The attorney general announced that his Financial Fraud and Consumer Protection Unit has opened more than half a dozen investigations related to loan modification companies and mortgage fraud. Kroger also announced the results of two cases.
Today's settlements are with National Homeowners Assistance Services, Inc., based in Lake Forest, Calif., and American Mitigation Group, based in Newport Beach, Calif. The companies offered loan modification assistance and related services to homeowners facing foreclosure. The companies purposefully used tactics that could confuse homeowners, including implying they were affiliated with government agencies or programs.
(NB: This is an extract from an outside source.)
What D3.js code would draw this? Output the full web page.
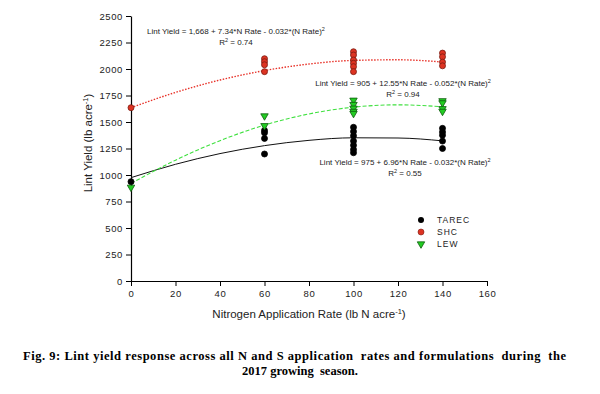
<!DOCTYPE html>
<html>
<head>
<meta charset="utf-8">
<script src="https://cdn.jsdelivr.net/npm/d3@7"></script>
<style>
  body { margin: 0; background: #fff; }
  svg { display: block; font-family: "Liberation Sans", Arial, sans-serif; }
</style>
</head>
<body>
<svg id="chart"></svg>
<script>
// observed yields (lb/acre) at each N rate
var tarecX = [0, 60, 60, 60, 60, 100, 100, 100, 100, 100, 100, 100, 140, 140, 140, 140, 140];
var tarecY = [937, 1420, 1398, 1345, 1198, 1450, 1410, 1370, 1320, 1280, 1240, 1210, 1440, 1405, 1375, 1320, 1250];
var shcX = [0, 60, 60, 60, 60, 100, 100, 100, 100, 100, 100, 140, 140, 140, 140];
var shcY = [1635, 2097, 2069, 2040, 1975, 2163, 2132, 2085, 2054, 2022, 1975, 2150, 2115, 2065, 2030];
var lewX = [0, 60, 60, 100, 100, 100, 100, 100, 140, 140, 140, 140];
var lewY = [884, 1557, 1465, 1705, 1665, 1630, 1600, 1580, 1700, 1680, 1625, 1600];

// fitted curves
var fitX = [0, 20, 40, 60, 80, 100, 120, 140];
var tarecFit = [975, 1101, 1202, 1277, 1327, 1351, 1349, 1322];
var shcFit = [1635, 1779, 1896, 1985, 2047, 2081, 2087, 2066];
var lewFit = [920, 1140, 1324, 1471, 1576, 1640, 1662, 1643];

var xTicks = [0, 20, 40, 60, 80, 100, 120, 140, 160];
var yTicks = [0, 250, 500, 750, 1000, 1250, 1500, 1750, 2000, 2250, 2500];
var seriesNames = ["TAREC", "SHC", "LEW"];

var W = 600, H = 394;
var svg = d3.select("#chart").attr("width", W).attr("height", H);

var x = d3.scaleLinear().domain([0, 160]).range([131, 487]);
var y = d3.scaleLinear().domain([0, 2500]).range([281, 16]);

var xAxis = svg.append("g")
  .attr("transform", "translate(0,281)")
  .call(d3.axisBottom(x).tickValues(xTicks).tickFormat(d3.format("d")).tickSize(5).tickSizeOuter(0).tickPadding(4));
var yAxis = svg.append("g")
  .attr("transform", "translate(131,0)")
  .call(d3.axisLeft(y).tickValues(yTicks).tickFormat(d3.format("d")).tickSize(5).tickSizeOuter(0).tickPadding(3));

[xAxis, yAxis].forEach(function(g){
  g.select(".domain").attr("stroke", "#000").attr("stroke-width", 1.2);
  g.selectAll(".tick line").attr("stroke", "#000");
  g.selectAll(".tick text")
    .attr("fill", "#222")
    .style("font-size", "9.5px")
    .style("letter-spacing", "0.6px")
    .style("font-family", "Liberation Sans, Arial, sans-serif");
});

// axis titles
var xt = svg.append("text")
  .attr("x", 309).attr("y", 318)
  .attr("text-anchor", "middle")
  .style("font-size", "11.5px").attr("fill", "#222")
  .text("Nitrogen Application Rate (lb N acre");
xt.append("tspan").attr("dy", -4).style("font-size", "7.5px").text("-1");
xt.append("tspan").attr("dy", 4).text(")");

var yt = svg.append("text")
  .attr("transform", "translate(92,143) rotate(-90)")
  .attr("text-anchor", "middle")
  .style("font-size", "11.5px").attr("fill", "#222")
  .text("Lint Yield (lb acre");
yt.append("tspan").attr("dy", -4).style("font-size", "7.5px").text("-1");
yt.append("tspan").attr("dy", 4).text(")");

// fit lines
var line = d3.line().curve(d3.curveMonotoneX);
function fitLine(vals, color, dash, width){
  svg.append("path")
    .attr("d", line(fitX.map(function(d, i){ return [x(d), y(vals[i])]; })))
    .attr("fill", "none")
    .attr("stroke", color)
    .attr("stroke-width", width)
    .attr("stroke-dasharray", dash);
}
fitLine(tarecFit, "#111", null, 1);
fitLine(shcFit, "#e8332a", "1.5,1.5", 1.4);
fitLine(lewFit, "#3ee03e", "4,2", 1.1);

// points
var tri = d3.symbol().type(d3.symbolTriangle).size(24);
function dots(xs, ys, fill, stroke){
  svg.append("g").selectAll("circle")
    .data(xs)
    .enter().append("circle")
      .attr("cx", function(d){ return x(d); })
      .attr("cy", function(d, i){ return y(ys[i]); })
      .attr("r", 3)
      .attr("fill", fill)
      .attr("stroke", stroke)
      .attr("stroke-width", 0.8);
}
dots(tarecX, tarecY, "#000", "#000");
dots(shcX, shcY, "#dd3322", "#7a1a10");
svg.append("g").selectAll("path")
  .data(lewX)
  .enter().append("path")
    .attr("d", tri)
    .attr("transform", function(d, i){ return "translate(" + x(d) + "," + y(lewY[i]) + ") rotate(180)"; })
    .attr("fill", "#22cc22")
    .attr("stroke", "#0d5a0d")
    .attr("stroke-width", 0.8);

// equations
function equation(cx, cy, txt, r2){
  var t = svg.append("text")
    .attr("x", cx).attr("y", cy)
    .attr("text-anchor", "middle")
    .style("font-size", "8px").attr("fill", "#222")
    .text(txt);
  t.append("tspan").attr("dy", -3).style("font-size", "5.5px").text("2");
  var r = svg.append("text")
    .attr("x", cx).attr("y", cy + 11)
    .attr("text-anchor", "middle")
    .style("font-size", "8px").attr("fill", "#222")
    .text("R");
  r.append("tspan").attr("dy", -3).style("font-size", "5.5px").text("2");
  r.append("tspan").attr("dy", 3).text(" = " + r2);
}
equation(236, 34, "Lint Yield = 1,668 + 7.34*N Rate - 0.032*(N Rate)", "0.74");
equation(403, 86, "Lint Yield = 905 + 12.55*N Rate - 0.052*(N Rate)", "0.94");
equation(405, 165, "Lint Yield = 975 + 6.96*N Rate - 0.032*(N Rate)", "0.55");

// legend
var legY = [220, 232, 244];
var leg = svg.append("g");
leg.append("circle").attr("cx", 421).attr("cy", legY[0]).attr("r", 3).attr("fill", "#000");
leg.append("circle").attr("cx", 421).attr("cy", legY[1]).attr("r", 3).attr("fill", "#dd3322").attr("stroke", "#7a1a10").attr("stroke-width", 0.6);
leg.append("path").attr("d", tri).attr("transform", "translate(421," + legY[2] + ") rotate(180)")
  .attr("fill", "#22cc22").attr("stroke", "#0d5a0d").attr("stroke-width", 0.8);
seriesNames.forEach(function(n, i){
  leg.append("text")
    .attr("x", 437).attr("y", legY[i] + 3)
    .style("font-size", "8.5px").style("letter-spacing", "1px").attr("fill", "#222")
    .text(n);
});

// caption
var cap = ["Fig. 9: Lint yield response across all N and S application  rates and formulations  during  the",
           "2017 growing  season."];
svg.append("text")
  .attr("x", 23).attr("y", 360)
  .attr("textLength", 543).attr("lengthAdjust", "spacing")
  .style("font-family", "Liberation Serif, Times New Roman, serif")
  .style("font-weight", "bold").style("font-size", "12.5px")
  .style("white-space", "pre")
  .text(cap[0]);
svg.append("text")
  .attr("x", 300).attr("y", 375)
  .attr("text-anchor", "middle")
  .style("font-family", "Liberation Serif, Times New Roman, serif")
  .style("font-weight", "bold").style("font-size", "12.5px")
  .style("white-space", "pre")
  .text(cap[1]);
</script>
</body>
</html>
American Mitigation Group has paid $1,000 in restitution to an Oregon consumer and must pay an additional $3,000 to the Oregon Department of Justice for further restitution and to cover its costs. The company is no longer doing business in the state. National Homeowners Assistance Services must pay $4,000 to cover legal costs and must change its practices in order to continue to do business in Oregon.
Today's settlements are one part of an overall Oregon Department of Justice strategy to protect Oregon homeowners. The Department of Justice will vigorously pursue crooked loan modification companies. The Department of Justice also is working to prevent foreclosure in the first place.
The primary effort to prevent foreclosure comes from State Senator Suzanne Bonamici's new homeowner protection law, Senate Bill 628. That bill mandates that lenders notify borrowers about loan modification eligibility and requires that if homeowners seek to modify their loans, lenders cannot foreclose on them during the process. The bill uses $500,000 the Oregon Department of Justice received in a settlement with Countrywide Financial Corporation to provide counseling for struggling homeowners.
"Many times when borrowers fall behind on their mortgage payments they don't know who to call, and when they do, they find that there isn't anyone on the other end of the line to help them navigate this complicated system," said Senator Bonamici (D-NW Portland/Washington Co.). "This legislation is clearly a step in the right direction for addressing the housing crisis in Oregon."
"These problems will only get better if we take swift action," added Attorney General Kroger. "By working with a coalition of law enforcement and state government, we can do a better job of protecting Oregonians from new rip-offs."
Attorney General John Kroger leads the Oregon Department of Justice. The Department's mission is to fight crime and fraud, protect the environment, improve child welfare, and defend the rights of all Oregonians.